*Work required*
Set down all of the data that follows word for word, without the images.

*Dataset excerpt*
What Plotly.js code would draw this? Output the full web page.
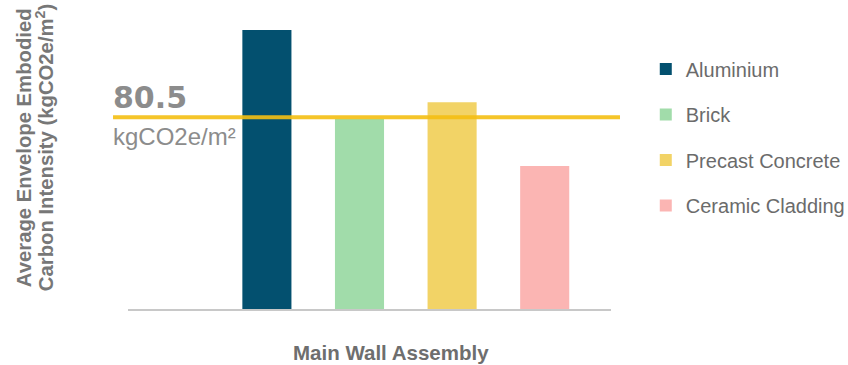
<!DOCTYPE html>
<html>
<head>
<meta charset="utf-8">
<script src="https://cdn.plot.ly/plotly-3.0.1.min.js"></script>
<style>
  html, body { margin: 0; padding: 0; background: #fff; }
  #chart { width: 848px; height: 365px; }
</style>
</head>
<body>
<div id="chart"></div>
<script>
// Wall assembly types and their embodied carbon intensity (kgCO2e/m²)
const materials = ['Aluminium', 'Brick', 'Precast Concrete', 'Ceramic Cladding'];
const intensity = [117.2, 79.8, 86.8, 60.1];
const colors = ['#03506f', '#a1dcaa', '#f2d366', '#fbb5b3'];
// Average across all assemblies
const average = 80.5;
const averageUnit = 'kgCO2e/m²';
const yTitleLines = ['Average Envelope Embodied', 'Carbon Intensity (kgCO2e/m<sup>2</sup>)'];
const xTitle = 'Main Wall Assembly';

const font = 'Liberation Sans, Arial, sans-serif';

// One trace per material so each gets its own legend entry.
// Slot 0 on the axis is left empty; the bars sit in slots 1..4.
const traces = materials.map((name, i) => ({
  type: 'bar',
  name: name,
  x: [i + 1],
  y: [intensity[i]],
  width: 0.53,
  marker: { color: colors[i], line: { width: 0 } },
  legendgroup: 'g' + i,
  hoverinfo: 'name+y'
}));

// Rotated y-axis title, one annotation per line for tight line spacing
const yTitleX = [-0.2153, -0.1718];
const yTitleAnnotations = yTitleLines.map((line, i) => ({
  text: '<b>' + line + '</b>',
  xref: 'paper', x: yTitleX[i], xanchor: 'center',
  yref: 'paper', y: 0.538, yanchor: 'middle',
  textangle: -90,
  showarrow: false,
  font: { family: font, size: 20.3, color: '#777777' }
}));

const layout = {
  width: 848,
  height: 365,
  margin: { l: 128, r: 237, t: 10, b: 56, autoexpand: false },
  paper_bgcolor: '#ffffff',
  plot_bgcolor: '#ffffff',
  barmode: 'overlay',
  showlegend: true,
  legend: {
    x: 1.072, xanchor: 'left',
    y: 0.868, yanchor: 'top',
    font: { family: font, size: 20, color: '#6b6b6b' },
    tracegroupgap: 16.5,
    bgcolor: 'rgba(0,0,0,0)'
  },
  xaxis: {
    type: 'linear',
    range: [-0.5, 4.716],
    showline: true, linecolor: '#c8c8c8', linewidth: 2,
    showgrid: false, zeroline: false,
    showticklabels: false, ticks: ''
  },
  yaxis: {
    range: [0, 125.6],
    showline: false, showgrid: false, zeroline: false,
    showticklabels: false, ticks: ''
  },
  shapes: [{
    type: 'line', layer: 'above',
    xref: 'paper', x0: -0.031, x1: 1.0186,
    yref: 'y', y0: average, y1: average,
    line: { color: '#f5bf12', width: 4 },
    opacity: 0.9
  }],
  annotations: [
    {
      text: '<b>' + average.toFixed(1) + '</b>',
      xref: 'paper', x: -0.036, xanchor: 'left',
      yref: 'y', y: average, yanchor: 'bottom', yshift: 0,
      showarrow: false,
      font: { family: 'DejaVu Sans, sans-serif', size: 30, color: '#8c8c8c' }
    },
    {
      text: averageUnit,
      xref: 'paper', x: -0.036, xanchor: 'left',
      yref: 'y', y: average, yanchor: 'top', yshift: -4,
      showarrow: false,
      font: { family: font, size: 24, color: '#8c8c8c' }
    },
    ...yTitleAnnotations,
    {
      text: '<b>' + xTitle + '</b>',
      xref: 'paper', x: 0.5445, xanchor: 'center',
      yref: 'paper', y: -0.145, yanchor: 'middle',
      showarrow: false,
      font: { family: font, size: 20.5, color: '#6e6e6e' }
    }
  ]
};

Plotly.newPlot('chart', traces, layout, { displayModeBar: false, staticPlot: true });
</script>
</body>
</html>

*Reply to the task*
What Plotly.js code would draw this? Output the full web page.
<!DOCTYPE html>
<html>
<head>
<meta charset="utf-8">
<script src="https://cdn.plot.ly/plotly-3.0.1.min.js"></script>
<style>
  html, body { margin: 0; padding: 0; background: #fff; }
  #chart { width: 848px; height: 365px; }
</style>
</head>
<body>
<div id="chart"></div>
<script>
// Wall assembly types and their embodied carbon intensity (kgCO2e/m²)
const materials = ['Aluminium', 'Brick', 'Precast Concrete', 'Ceramic Cladding'];
const intensity = [117.2, 79.8, 86.8, 60.1];
const colors = ['#03506f', '#a1dcaa', '#f2d366', '#fbb5b3'];
// Average across all assemblies
const average = 80.5;
const averageUnit = 'kgCO2e/m²';
const yTitleLines = ['Average Envelope Embodied', 'Carbon Intensity (kgCO2e/m<sup>2</sup>)'];
const xTitle = 'Main Wall Assembly';

const font = 'Liberation Sans, Arial, sans-serif';

// One trace per material so each gets its own legend entry.
// Slot 0 on the axis is left empty; the bars sit in slots 1..4.
const traces = materials.map((name, i) => ({
  type: 'bar',
  name: name,
  x: [i + 1],
  y: [intensity[i]],
  width: 0.53,
  marker: { color: colors[i], line: { width: 0 } },
  legendgroup: 'g' + i,
  hoverinfo: 'name+y'
}));

// Rotated y-axis title, one annotation per line for tight line spacing
const yTitleX = [-0.2153, -0.1718];
const yTitleAnnotations = yTitleLines.map((line, i) => ({
  text: '<b>' + line + '</b>',
  xref: 'paper', x: yTitleX[i], xanchor: 'center',
  yref: 'paper', y: 0.538, yanchor: 'middle',
  textangle: -90,
  showarrow: false,
  font: { family: font, size: 20.3, color: '#777777' }
}));

const layout = {
  width: 848,
  height: 365,
  margin: { l: 128, r: 237, t: 10, b: 56, autoexpand: false },
  paper_bgcolor: '#ffffff',
  plot_bgcolor: '#ffffff',
  barmode: 'overlay',
  showlegend: true,
  legend: {
    x: 1.072, xanchor: 'left',
    y: 0.868, yanchor: 'top',
    font: { family: font, size: 20, color: '#6b6b6b' },
    tracegroupgap: 16.5,
    bgcolor: 'rgba(0,0,0,0)'
  },
  xaxis: {
    type: 'linear',
    range: [-0.5, 4.716],
    showline: true, linecolor: '#c8c8c8', linewidth: 2,
    showgrid: false, zeroline: false,
    showticklabels: false, ticks: ''
  },
  yaxis: {
    range: [0, 125.6],
    showline: false, showgrid: false, zeroline: false,
    showticklabels: false, ticks: ''
  },
  shapes: [{
    type: 'line', layer: 'above',
    xref: 'paper', x0: -0.031, x1: 1.0186,
    yref: 'y', y0: average, y1: average,
    line: { color: '#f5bf12', width: 4 },
    opacity: 0.9
  }],
  annotations: [
    {
      text: '<b>' + average.toFixed(1) + '</b>',
      xref: 'paper', x: -0.036, xanchor: 'left',
      yref: 'y', y: average, yanchor: 'bottom', yshift: 0,
      showarrow: false,
      font: { family: 'DejaVu Sans, sans-serif', size: 30, color: '#8c8c8c' }
    },
    {
      text: averageUnit,
      xref: 'paper', x: -0.036, xanchor: 'left',
      yref: 'y', y: average, yanchor: 'top', yshift: -4,
      showarrow: false,
      font: { family: font, size: 24, color: '#8c8c8c' }
    },
    ...yTitleAnnotations,
    {
      text: '<b>' + xTitle + '</b>',
      xref: 'paper', x: 0.5445, xanchor: 'center',
      yref: 'paper', y: -0.145, yanchor: 'middle',
      showarrow: false,
      font: { family: font, size: 20.5, color: '#6e6e6e' }
    }
  ]
};

Plotly.newPlot('chart', traces, layout, { displayModeBar: false, staticPlot: true });
</script>
</body>
</html>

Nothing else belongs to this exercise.